Tuesday Tome Week 5 – Oliver Twist

After Pride and Prejudice, it was very difficult to motivate myself to read Oliver Twist – just too much sadness and unfairness and mind-blowing coincidences. I like believable stories and while I believe Victorian London really was as bad as described in this book, I just have a hard time with the coincidences.

But the idea of reading Charles Dickens, one of the greatest novelists in the English language, motivated me in the end. Anything in the name of literature!

Oliver Twist

On the other hand, I came up with this idea that, of the entire novel list from The Well-Educated Mind, I should allow myself to skip two if I felt like it. I know one of them will be Moby Dick. I refuse to read this book simply because Susan Wise Bauer herself says she has not finished it, even though she started it 17 times. And yet, she wrote a long paper about it in graduate school and passed her exam with flying colors. Which says a lot about graduate school in the US, but also about the dedication needed to finish this grueling novel. 

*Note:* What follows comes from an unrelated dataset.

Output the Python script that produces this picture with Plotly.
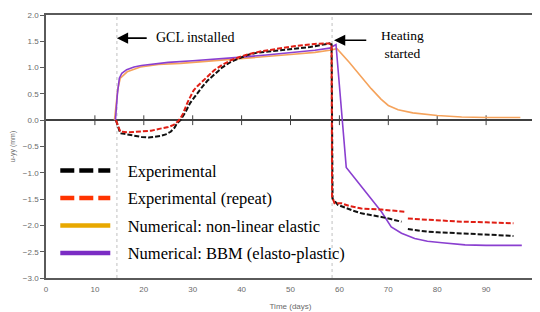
import plotly.graph_objects as go

# ---------------- data ----------------
exp_x = [14.3, 14.8, 15.2, 16, 17, 18, 19.6, 21, 22.5, 23.4, 24.5, 25.5, 26.3, 26.8, 27.5,
         28.5, 29.5, 30.9, 32, 33, 34.3, 36, 37.8, 39.5, 41.2, 43, 45, 48, 50, 52, 54,
         56.3, 57.9, 58.4, 58.6, 59.7, 61, 62.5, 64.5, 66.5, 68.6, 70.5, 72.7, None,
         74, 76, 78, 80, 82, 85, 88, 91, 93, 95.6]
exp_y = [0.0, -0.15, -0.25, -0.26, -0.28, -0.29, -0.32, -0.33, -0.32, -0.3, -0.27, -0.22, -0.14, -0.06, 0.0,
         0.15, 0.33, 0.51, 0.64, 0.75, 0.86, 1.0, 1.11, 1.18, 1.24, 1.28, 1.3, 1.33, 1.35, 1.37, 1.39,
         1.43, 1.46, 1.44, -1.49, -1.61, -1.66, -1.71, -1.77, -1.8, -1.84, -1.88, -1.93, None,
         -2.07, -2.1, -2.12, -2.13, -2.14, -2.15, -2.17, -2.18, -2.19, -2.2]

rep_x = [14.3, 14.8, 15.2, 17, 19.6, 21.5, 23.4, 25, 26.1, 27, 27.5, 28, 29, 30.2, 31, 32.3,
         34.4, 36, 37.8, 39.5, 41.2, 44, 48, 51, 54.9, 57.9, 58.4, 58.5, 59, 60.4, 62, 64.5,
         68.6, 71, 73.3, None, 74, 78, 82, 85, 90, 95.6]
rep_y = [0.0, -0.12, -0.22, -0.23, -0.22, -0.2, -0.16, -0.13, -0.09, -0.02, 0.04, 0.12, 0.35, 0.57, 0.65, 0.76,
         0.95, 1.05, 1.14, 1.2, 1.25, 1.31, 1.37, 1.41, 1.45, 1.46, 1.44, -1.45, -1.58, -1.58, -1.63, -1.68,
         -1.7, -1.72, -1.74, None, -1.87, -1.89, -1.91, -1.93, -1.94, -1.96]

nle_x = [14.0, 14.3, 14.7, 15.2, 16.6, 19.3, 23, 27.5, 35, 40, 45, 50, 55, 58, 59.5,
         62, 64.5, 66.5, 68.5, 70, 72, 75, 80, 85, 90, 97]
nle_y = [0.0, 0.3, 0.6, 0.8, 0.92, 1.01, 1.06, 1.08, 1.13, 1.17, 1.21, 1.25, 1.29, 1.33, 1.36,
         1.1, 0.82, 0.6, 0.4, 0.28, 0.2, 0.14, 0.09, 0.06, 0.05, 0.05]

bbm_x = [14.2, 14.6, 15, 15.5, 16.5, 18, 19.5, 22, 25, 30, 35, 40, 45, 50, 55, 58, 59.3,
         61.4, 64.5, 68.6, 70.6, 72.7, 75.4, 78, 81, 85.7, 90, 97.3]
bbm_y = [0.0, 0.5, 0.8, 0.89, 0.96, 1.01, 1.04, 1.07, 1.1, 1.13, 1.16, 1.2, 1.24, 1.28, 1.33, 1.37, 1.44,
         -0.9, -1.27, -1.74, -2.03, -2.15, -2.25, -2.3, -2.33, -2.37, -2.38, -2.38]

series_names = ["Experimental", "Experimental (repeat)",
                "Numerical: non-linear elastic", "Numerical: BBM (elasto-plastic)"]

event_x = [14.5, 58.5]
x_ticks = [0, 10, 20, 30, 40, 50, 60, 70, 80, 90, 100]
y_ticks = [2.0, 1.5, 1.0, 0.5, 0.0, -0.5, -1.0, -1.5, -2.0, -2.5, -3.0]

# ---------------- figure ----------------
fig = go.Figure()

serif = "Liberation Serif"
sans = "Liberation Sans"

# tick marks along the zero line
fig.add_trace(go.Scatter(x=x_ticks[1:-1], y=[0] * (len(x_ticks) - 2), mode="markers",
                         marker=dict(symbol="line-ns-open", size=7, color="#404040",
                                     line=dict(color="#404040", width=1)),
                         showlegend=False, hoverinfo="skip"))

fig.add_trace(go.Scatter(x=nle_x, y=nle_y, mode="lines", line=dict(color="#F5A35C", width=1.6),
                         showlegend=False))
fig.add_trace(go.Scatter(x=bbm_x, y=bbm_y, mode="lines", line=dict(color="#8A3FD0", width=1.6),
                         showlegend=False))
fig.add_trace(go.Scatter(x=exp_x, y=exp_y, mode="lines",
                         line=dict(color="#111111", width=2, dash="5px,2px"), showlegend=False))
fig.add_trace(go.Scatter(x=rep_x, y=rep_y, mode="lines",
                         line=dict(color="#E01E14", width=2, dash="5px,2px"), showlegend=False))

# legend entries (legend styling differs from plotted lines)
legend_styles = [
    dict(color="#000000", width=4.5, dash="14px,5px"),
    dict(color="#FF3300", width=4.5, dash="14px,5px"),
    dict(color="#E8A800", width=4.5),
    dict(color="#7B2CC4", width=4.5),
]
pad = "\u00a0\u00a0\u00a0"
for i, (nm, st) in enumerate(zip(series_names, legend_styles)):
    fig.add_trace(go.Scatter(x=[None], y=[None], mode="lines", name=pad + nm, line=st,
                             legendgroup=f"g{i}", showlegend=True))

for xv in event_x:
    fig.add_vline(x=xv, line=dict(color="#C0C0C0", width=1, dash="dot"), layer="below")

# annotations
fig.add_annotation(x=14.5, y=1.56, ax=20.9, ay=1.56, axref="x", ayref="y", xref="x", yref="y",
                   text="", showarrow=True, arrowhead=2, arrowsize=1.4, arrowwidth=1.6,
                   arrowcolor="#000000")
fig.add_annotation(x=22, y=1.57, text="GCL installed", showarrow=False, xanchor="left",
                   font=dict(family=serif, size=14, color="#000"))
fig.add_annotation(x=58.9, y=1.52, ax=65.8, ay=1.52, axref="x", ayref="y", xref="x", yref="y",
                   text="", showarrow=True, arrowhead=2, arrowsize=1.4, arrowwidth=1.6,
                   arrowcolor="#000000")
fig.add_annotation(x=72.9, y=1.43, text="Heating<br>started", showarrow=False,
                   font=dict(family=serif, size=13.5, color="#000"))

fig.update_layout(
    width=532, height=304,
    margin=dict(l=38, r=5, t=7, b=34, autoexpand=False),
    plot_bgcolor="white", paper_bgcolor="white",
    showlegend=True,
    legend=dict(x=0.019, y=0.474, xanchor="left", yanchor="top",
                bgcolor="rgba(0,0,0,0)", itemwidth=50, tracegroupgap=3,
                font=dict(family=serif, size=16.5, color="#000")),
    xaxis=dict(range=[0, 100], tickvals=x_ticks, ticks="", showgrid=False, zeroline=False,
               automargin=False, ticklabelstandoff=3,
               showline=True, mirror=True, linecolor="#5A5A5A", linewidth=1.5,
               tickfont=dict(family=sans, size=8, color="#6A6A6A"),
               title=dict(text="Time (days)", font=dict(family=sans, size=8, color="#6A6A6A"),
                          standoff=10)),
    yaxis=dict(range=[-3, 2], tickvals=y_ticks, tickformat=".1f", ticks="outside", ticklen=4,
               automargin=False,
               tickcolor="#5A5A5A", showgrid=False, zeroline=True, zerolinecolor="#404040",
               zerolinewidth=1.5, showline=True, mirror=True, linecolor="#5A5A5A", linewidth=1.5,
               tickfont=dict(family=sans, size=8, color="#6A6A6A"),
               title=dict(text="u-yy (mm)", font=dict(family=sans, size=7, color="#6A6A6A"),
                          standoff=6)),
)

fig.write_html("out.html")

After putting up with Don Quixote for over 500 pages, I decided I would not get excited or determined about reading a novel about capturing a white whale. If anything, I would feel like saying “Save the whale!” on every page.

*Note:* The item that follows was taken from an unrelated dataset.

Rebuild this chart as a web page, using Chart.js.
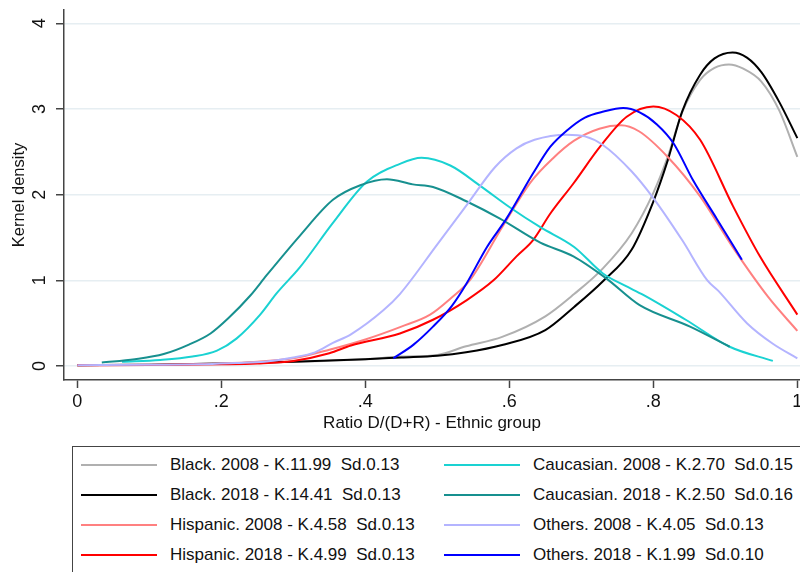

Back to Oliver… I was tempted to count Oliver as my second novel I will not read, but… I changed my mind at the last minute. I want to hold out as long as possible and apply myself to the task of reading each one of the suggested novels until, maybe, I get into one and just can’t seem to finish it…

Just like with Gulliver’s Travels, I must point out that Oliver Twist is not a children’s book. Really. It is not. Your child should be at least 13 before he tackles Oliver and its sad, violent story in order to (1) not be shocked too much and (2) get the full meaning behind the plot.

Even though the story has a happy ending, reading it was tough. I just don’t do well when I read about child abuse and there is plenty of that in this novel. Since I became a mom, I experience stories about children on a keen level of awareness. Fair warning.

But I am happy I stuck it out and read every word of it. It’s one thing to know the plot from a wiki, it’s another thing to immerse yourself in a Victorian novel. Reading novels is all about the experience, after all. Do you feel transported? Then the author has reached his goals.